In my current research as Assistant Professor at the Department of Marine Science of the University of Southern Mississippi, I work with global HYCOM to study internal tide generation, propagation, and dissipation. The model is used to better understand the fate of the low mode internal tides that can propagate 1000s of km. In collaboration with the Naval Research Laboratory I have worked to improve the wave drag parameterizations. Currently I am studying the baroclinic energetics. The graph below shows the band-passed semidiurnal baroclinic energy flux magnitudes.

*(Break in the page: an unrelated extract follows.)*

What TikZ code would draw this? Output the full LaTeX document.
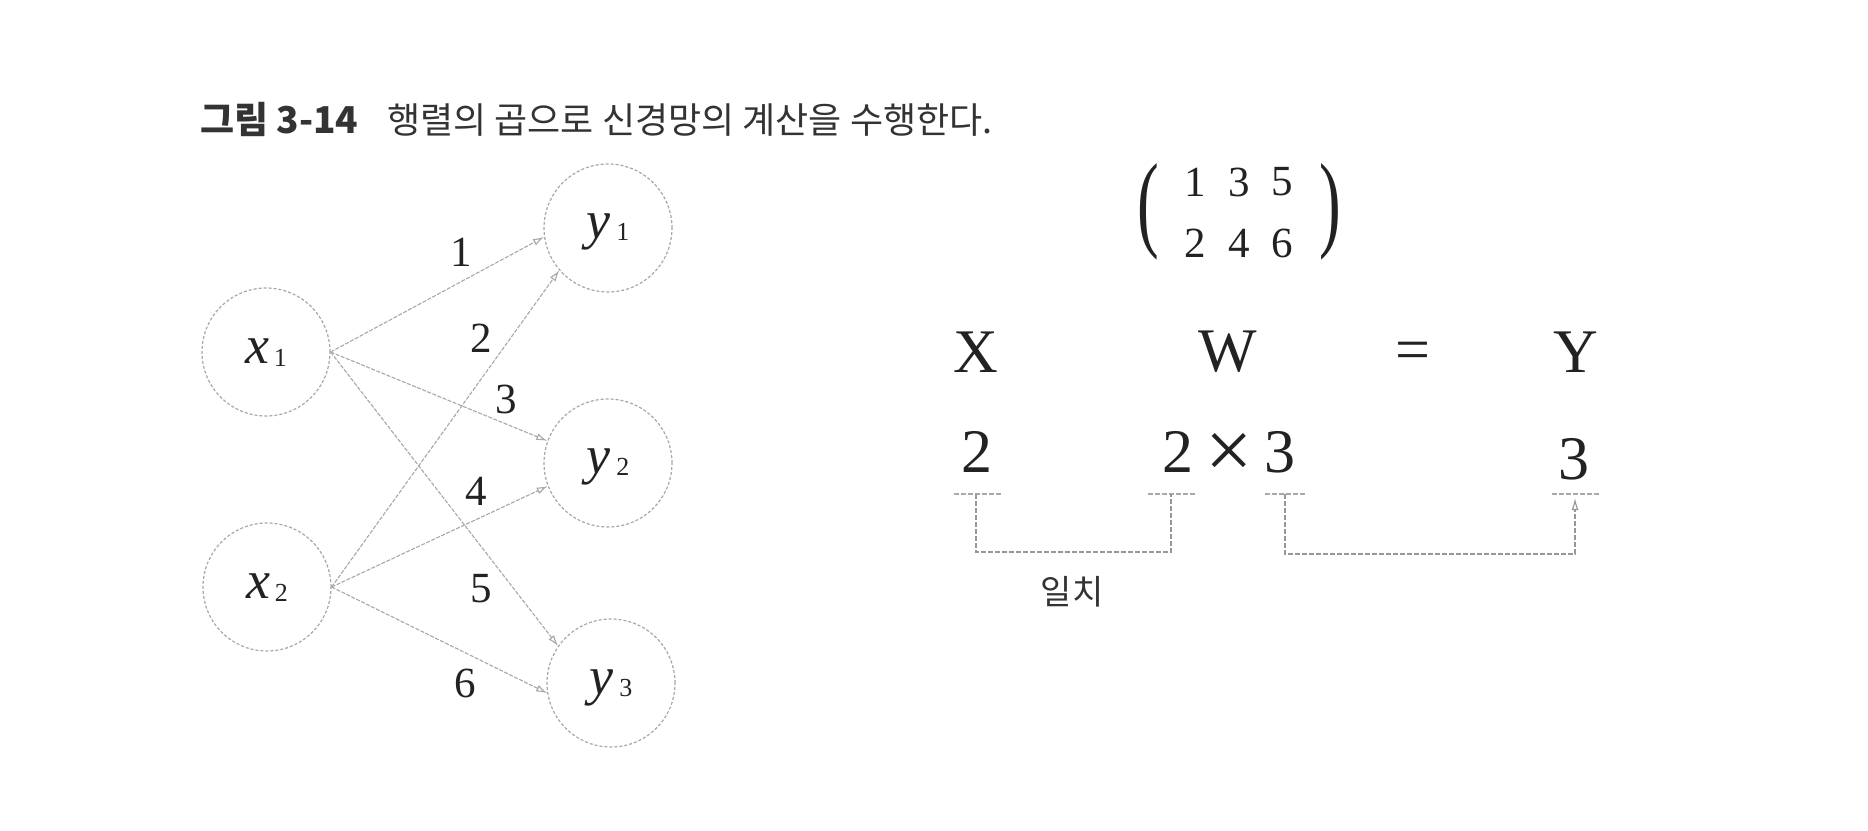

During a postdoc with Jim McWilliams at the department of Atmospheric and Oceanic Sciences at the University of California in Los Angeles I analyzed ROMS model data to study internal tides in the Southern California Bight. There are few observations of internal tides in the interior of the Southern California Bight. The application of the high-resolution ROMS reveals a, previously unknown, semidiurnal first-mode CW rotating Poincare wave with fluxes of 5 KW/m in the 2000-m deep Santa Cruz basin (location A in the figure below; the arrows in the basin have a different scale than outside the basin). The fluxes are strongly modulated by the spring-neap cycle. The model shows hot spots of mixing in the basin that warrant further research. Outside this deep basin the fluxes are weaker and more affected by non-tidal forces, e.g. eddies. A manuscript was published on this standing wave phenomena. In the thesis of Carmen Hill Lindsay, a master student, is a nice model-data comparison of internal tides in the bight.